Don't include pictures. Quote the lines below from the first through the line that contains "W, H = 1128, 978".

Supplied information.
◆ ◆ ◆

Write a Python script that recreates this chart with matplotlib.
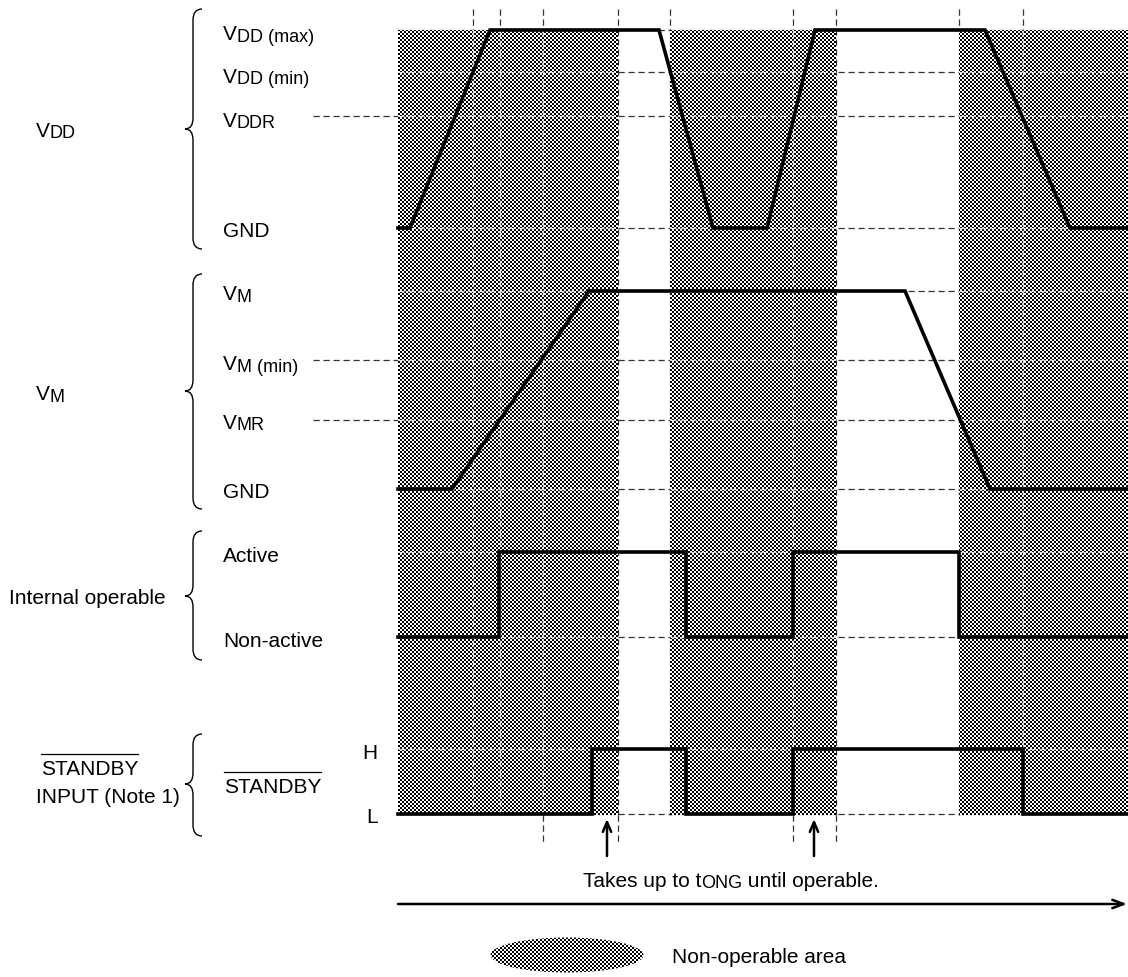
import numpy as np
import matplotlib
matplotlib.use("Agg")
import matplotlib.pyplot as plt
from matplotlib.patches import Rectangle, Ellipse, PathPatch
from matplotlib.path import Path

FONT = ["Liberation Sans", "DejaVu Sans"]
W, H = 1128, 978

# ---------------- data (schematic units = pixel positions) ----------------
hatch_spans = [(398, 618), (670, 836), (959, 1128)]
hatch_top, hatch_bottom = 31, 816
marker_x = [473, 500, 543, 618, 670, 793, 836, 959, 1023]
marker_bottom_x = [543, 618, 793, 836]
marker_top, marker_low = 10, 845

vdd_levels = [31, 73, 117, 229]
vm_levels = [292, 361, 421, 490]
io_levels = [553, 638]
sb_levels = [750, 815]
left_dash_levels = [117, 361, 421]
plot_left, plot_right, dash_left = 398, 1128, 313

vdd_t = [398, 410, 490, 659, 713, 767, 815, 985, 1070, 1128]
vdd_v = [229, 229, 31, 31, 229, 229, 31, 31, 229, 229]
vm_t = [398, 452, 589, 905, 990, 1128]
vm_v = [490, 490, 292, 292, 490, 490]
io_t = [398, 499, 686, 793, 959, 1128]
io_v = [638, 553, 638, 553, 638, 638]
sb_t = [398, 592, 686, 793, 1023, 1128]
sb_v = [815, 750, 815, 750, 815, 815]

arrow_x = [607, 814]
arrow_y = (857, 820)
time_axis_y = 905

# label specs: (x, baseline, [(text, size, dy), ...])
BIG, SUB = 15, 13
labels = [
    (36, 137, [("V", BIG, 0), ("DD", SUB, 1.5)]),
    (223, 40, [("V", BIG, 0), ("DD (max)", SUB, 1.5)]),
    (223, 83, [("V", BIG, 0), ("DD (min)", SUB, 1.5)]),
    (223, 127, [("V", BIG, 0), ("DDR", SUB, 1.5)]),
    (223, 237, [("GND", BIG, 0)]),
    (36, 400, [("V", BIG, 0), ("M", SUB, 1.5)]),
    (223, 300, [("V", BIG, 0), ("M", SUB, 1.5)]),
    (223, 370, [("V", BIG, 0), ("M (min)", SUB, 1.5)]),
    (223, 429, [("V", BIG, 0), ("MR", SUB, 1.5)]),
    (223, 498, [("GND", BIG, 0)]),
    (223, 562, [("Active", BIG, 0)]),
    (223, 647, [("Non-active", BIG, 0)]),
    (9, 604, [("Internal operable", BIG, 0)]),
    (36, 803, [("INPUT (Note 1)", BIG, 0)]),
    (362, 759, [("H", BIG, 0)]),
    (366, 823, [("L", BIG, 0)]),
    (583, 887, [("Takes up to t", BIG, 0), ("ONG", SUB, 1.5), (" until operable.", BIG, 0)]),
    (672, 963, [("Non-operable area", BIG, 0)]),
]
overlined = [(41, 775, "STANDBY"), (224, 793, "STANDBY")]

braces = [(10, 130, 250), (275, 392, 510), (532, 597, 661), (735, 785, 837)]

legend_center = (567, 956)
legend_size = (153, 35)

# ---------------- figure ----------------
fig = plt.figure(figsize=(W / 100, H / 100), dpi=100)
ax = fig.add_axes([0, 0, 1, 1])
ax.set_axis_off()

DASH = (0, (5, 3))
DCOL = "#333333"

# dashed reference lines (under the hatch)
for lv in vdd_levels + vm_levels + io_levels + sb_levels:
    ax.hlines(lv, plot_left, plot_right, colors=DCOL, lw=0.9, linestyles=DASH, zorder=1)
for lv in left_dash_levels:
    ax.hlines(lv, dash_left, plot_left, colors=DCOL, lw=0.9, linestyles=DASH, zorder=1)
for mx in marker_x:
    ax.vlines(mx, marker_top, hatch_bottom, colors=DCOL, lw=0.9, linestyles=DASH, zorder=1)
for mx in marker_bottom_x:
    ax.vlines(mx, hatch_bottom, marker_low, colors=DCOL, lw=0.9, linestyles=DASH, zorder=1)

# checker texture for the non-operable areas
ny, nx = H // 2, W // 2
checker = (np.add.outer(np.arange(ny), np.arange(nx)) % 2).astype(float)

def textured(patch):
    patch.set_transform(ax.transData)
    im = ax.imshow(checker, cmap="gray", vmin=0, vmax=1, extent=(0, W, H, 0),
                   interpolation="nearest", aspect="auto", zorder=2)
    im.set_clip_path(patch)

for x0, x1 in hatch_spans:
    textured(Rectangle((x0, hatch_top), x1 - x0, hatch_bottom - hatch_top))

# faint grid lines visible through texture
LCOL = "#d9d9d9"
for x0, x1 in hatch_spans:
    for lv in vdd_levels[1:] + vm_levels + io_levels + sb_levels[:1]:
        ax.hlines(lv, x0, x1, colors=LCOL, lw=0.9, linestyles=DASH, zorder=3)
    for mx in marker_x:
        if x0 < mx < x1:
            ax.vlines(mx, hatch_top, hatch_bottom, colors=LCOL, lw=0.9, linestyles=DASH, zorder=3)

# waveforms
LW = 2.6
ax.plot(vdd_t, vdd_v, color="black", lw=LW, zorder=5, solid_joinstyle="miter")
ax.plot(vm_t, vm_v, color="black", lw=LW, zorder=5, solid_joinstyle="miter")
ax.plot(io_t, io_v, color="black", lw=LW, zorder=5, drawstyle="steps-post", solid_joinstyle="miter")
ax.plot(sb_t, sb_v, color="black", lw=LW, zorder=5, drawstyle="steps-post", solid_joinstyle="miter")

# arrows
for axx in arrow_x:
    ax.annotate("", xy=(axx, arrow_y[1]), xytext=(axx, arrow_y[0]),
                arrowprops=dict(arrowstyle="->,head_length=0.7,head_width=0.3", lw=1.8,
                                color="black", shrinkA=0, shrinkB=0), zorder=6)
ax.annotate("", xy=(plot_right - 1, time_axis_y), xytext=(plot_left, time_axis_y),
            arrowprops=dict(arrowstyle="->,head_length=0.8,head_width=0.3", lw=1.8,
                            color="black", shrinkA=0, shrinkB=0), zorder=6)

# braces
def brace(top, tip, bot, xr=202, xm=193, xl=185, r=11):
    verts = [(xr, top), (xm, top), (xm, top + r),
             (xm, tip - r), (xm, tip), (xl, tip),
             (xm, tip), (xm, tip + r),
             (xm, bot - r), (xm, bot), (xr, bot)]
    codes = [Path.MOVETO, Path.CURVE3, Path.CURVE3,
             Path.LINETO, Path.CURVE3, Path.CURVE3,
             Path.CURVE3, Path.CURVE3,
             Path.LINETO, Path.CURVE3, Path.CURVE3]
    ax.add_patch(PathPatch(Path(verts, codes), fill=False, lw=1.0, edgecolor="black",
                           transform=ax.transData))

for top, tip, bot in braces:
    brace(top, tip, bot)

# legend ellipse
textured(Ellipse(legend_center, legend_size[0], legend_size[1]))

ax.set_xlim(0, W)
ax.set_ylim(H, 0)

# texts
renderer = fig.canvas.get_renderer()

def rich(x, yb, parts):
    start = x
    for s, size, dy in parts:
        t = ax.text(x, yb + dy, s, fontsize=size, family=FONT, va="baseline",
                    ha="left", color="black", zorder=7)
        x += t.get_window_extent(renderer).width
    return start, x

for x, yb, parts in labels:
    rich(x, yb, parts)

for x, yb, s in overlined:
    x0, x1 = rich(x, yb, [(s, BIG, 0)])
    ax.plot([x0, x1], [yb - 20, yb - 20], color="black", lw=0.9, zorder=7)

fig.savefig("out.png", dpi=100, facecolor="white")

◆ ◆ ◆

Completed task.
Write a Python script that recreates this chart with matplotlib.
import numpy as np
import matplotlib
matplotlib.use("Agg")
import matplotlib.pyplot as plt
from matplotlib.patches import Rectangle, Ellipse, PathPatch
from matplotlib.path import Path

FONT = ["Liberation Sans", "DejaVu Sans"]
W, H = 1128, 978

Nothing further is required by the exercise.